→ Your instructions:
Identify and copy all lines of the material where the string "matplotlib" is found.

→ Data shown:
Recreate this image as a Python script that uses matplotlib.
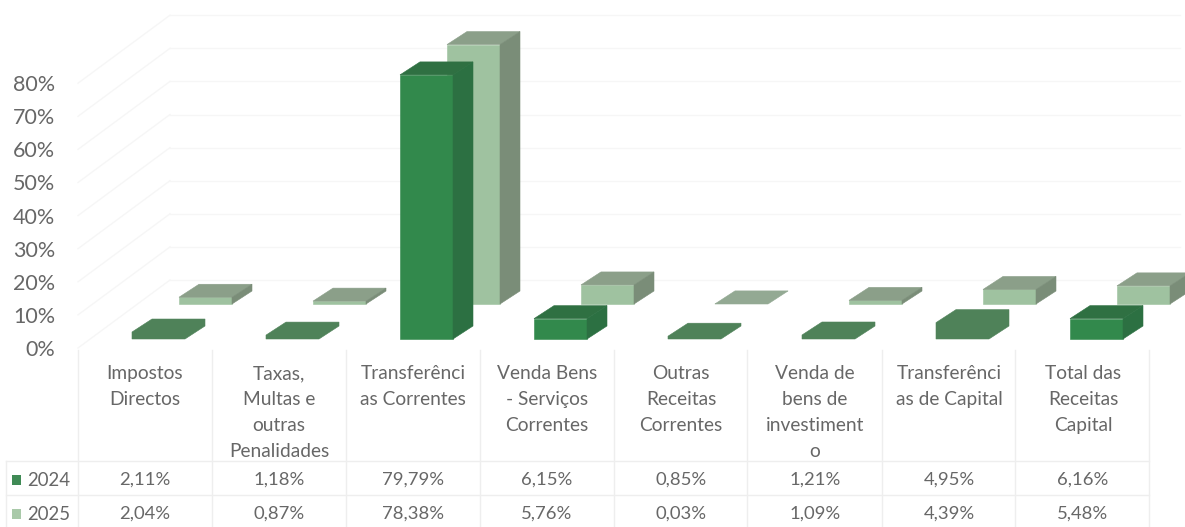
import matplotlib
matplotlib.use("Agg")
import matplotlib.pyplot as plt
from matplotlib.patches import Rectangle

plt.rcParams['font.family'] = ['Lato', 'DejaVu Sans']

categories = ["Impostos\nDirectos", "Taxas,\nMultas e\noutras\nPenalidades",
              "Transferênci\nas Correntes", "Venda Bens\n- Serviços\nCorrentes",
              "Outras\nReceitas\nCorrentes", "Venda de\nbens de\ninvestiment\no",
              "Transferênci\nas de Capital", "Total das\nReceitas\nCapital"]
values_2024 = [2.11, 1.18, 79.79, 6.15, 0.85, 1.21, 4.95, 6.16]
values_2025 = [2.04, 0.87, 78.38, 5.76, 0.03, 1.09, 4.39, 5.48]
labels_2024 = ["2,11%", "1,18%", "79,79%", "6,15%", "0,85%", "1,21%", "4,95%", "6,16%"]
labels_2025 = ["2,04%", "0,87%", "78,38%", "5,76%", "0,03%", "1,09%", "4,39%", "5,48%"]
y_ticks = [0, 10, 20, 30, 40, 50, 60, 70, 80]

# scale of the picture: one category = 134 px, 1% = 3.31 px
W, H = 1185, 527
CAT_PX = 134.0
PCT_PX = 3.31
X0_PX = 145.0   # centre of first column
Y0_PX = 339.0   # foot of the 2024 bars


def px_x(p):
    return (p - X0_PX) / CAT_PX


def px_y(p):
    return (Y0_PX - p) / PCT_PX


fig = plt.figure(figsize=(W / 100, H / 100), dpi=100)
ax = fig.add_axes([0, 0, 1, 1])
ax.set_xlim(px_x(0), px_x(W))
ax.set_ylim(px_y(H), px_y(0))
ax.axis('off')

text_col = '#676767'
grid_col = '#f6f6f6'
table_col = '#eeeeee'

# walls: left wall diagonals + back lines
wall_dx = 92 / CAT_PX
wall_dy = 68 / PCT_PX
floor = px_y(348)
for v in y_ticks:
    ax.plot([px_x(78), px_x(78) + wall_dx], [floor + v, floor + v + wall_dy],
            color=grid_col, lw=1.0, zorder=1)
    ax.plot([px_x(78) + wall_dx, px_x(1180)], [floor + v + wall_dy] * 2,
            color=grid_col, lw=1.0, zorder=1)

bar_w = 53 / CAT_PX
depth_x = 20 / CAT_PX
depth_y = 13 / PCT_PX


def draw_bars(vals, x_off, base, front, top, side, flat, flat_col, z):
    for i, v in enumerate(vals):
        left = i + x_off
        right = left + bar_w
        if i in flat:
            # these come out as one flat shape in the original, no shaded faces
            ax.fill([left, right, right + depth_x, right + depth_x, left + depth_x, left],
                    [base, base, base + depth_y, base + v + depth_y, base + v + depth_y, base + v],
                    facecolor=flat_col, edgecolor=flat_col, lw=0.4, zorder=z)
            continue
        ax.bar(left, v, width=bar_w, bottom=base, align='edge', color=front,
               edgecolor=front, lw=0.4, zorder=z)
        ax.fill([left, right, right + depth_x, left + depth_x],
                [base + v, base + v, base + v + depth_y, base + v + depth_y],
                facecolor=top, edgecolor=top, lw=0.4, zorder=z)
        ax.fill([right, right + depth_x, right + depth_x, right],
                [base, base + depth_y, base + v + depth_y, base + v],
                facecolor=side, edgecolor=side, lw=0.4, zorder=z)


# back series first so 2024 sits in front of it
draw_bars(values_2025, px_x(179), 35 / PCT_PX, '#9fc2a0', '#8b9f89', '#7a8d78',
          [4], '#93a993', 3)
draw_bars(values_2024, px_x(132), 0, '#32894c', '#2f7042', '#2c7042',
          [0, 1, 4, 5, 6], '#4f8259', 4)

# table lines
col_edges = [78, 212, 346, 480, 614, 747, 882, 1015, 1149]
for e in col_edges:
    ax.plot([px_x(e)] * 2, [px_y(350), px_y(H)], color=table_col, lw=1.0, zorder=1)
ax.plot([px_x(6)] * 2, [px_y(461), px_y(H)], color=table_col, lw=1.0, zorder=1)
for row_y in [461, 495]:
    ax.plot([px_x(6), px_x(1149)], [px_y(row_y)] * 2, color=table_col, lw=1.0, zorder=1)

# y axis labels
for v in y_ticks:
    ax.text(px_x(55), floor + v - 0.6, f"{v}%", ha='right', va='center',
            color=text_col, fontsize=15.5)

# category names + data rows
for i, name in enumerate(categories):
    ax.text(i, px_y(365), name, ha='center', va='top', color=text_col,
            fontsize=13.8, linespacing=1.64)
    ax.text(i, px_y(480), labels_2024[i], ha='center', va='center', color=text_col, fontsize=13.3)
    ax.text(i, px_y(514), labels_2025[i], ha='center', va='center', color=text_col, fontsize=13.3)

# row headers with legend keys
for year, row_y, key_col in [("2024", 480, '#3f8a55'), ("2025", 514, '#a9c9a9')]:
    ax.add_patch(Rectangle((px_x(12), px_y(row_y + 5)), 9 / CAT_PX, 10 / PCT_PX,
                           color=key_col, lw=0, zorder=3))
    ax.text(px_x(27), px_y(row_y), year, ha='left', va='center', color=text_col, fontsize=13.4)

fig.savefig("out.png", dpi=100)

→ Written reply:
Recreate this image as a Python script that uses matplotlib.
import matplotlib
matplotlib.use("Agg")
import matplotlib.pyplot as plt
from matplotlib.patches import Rectangle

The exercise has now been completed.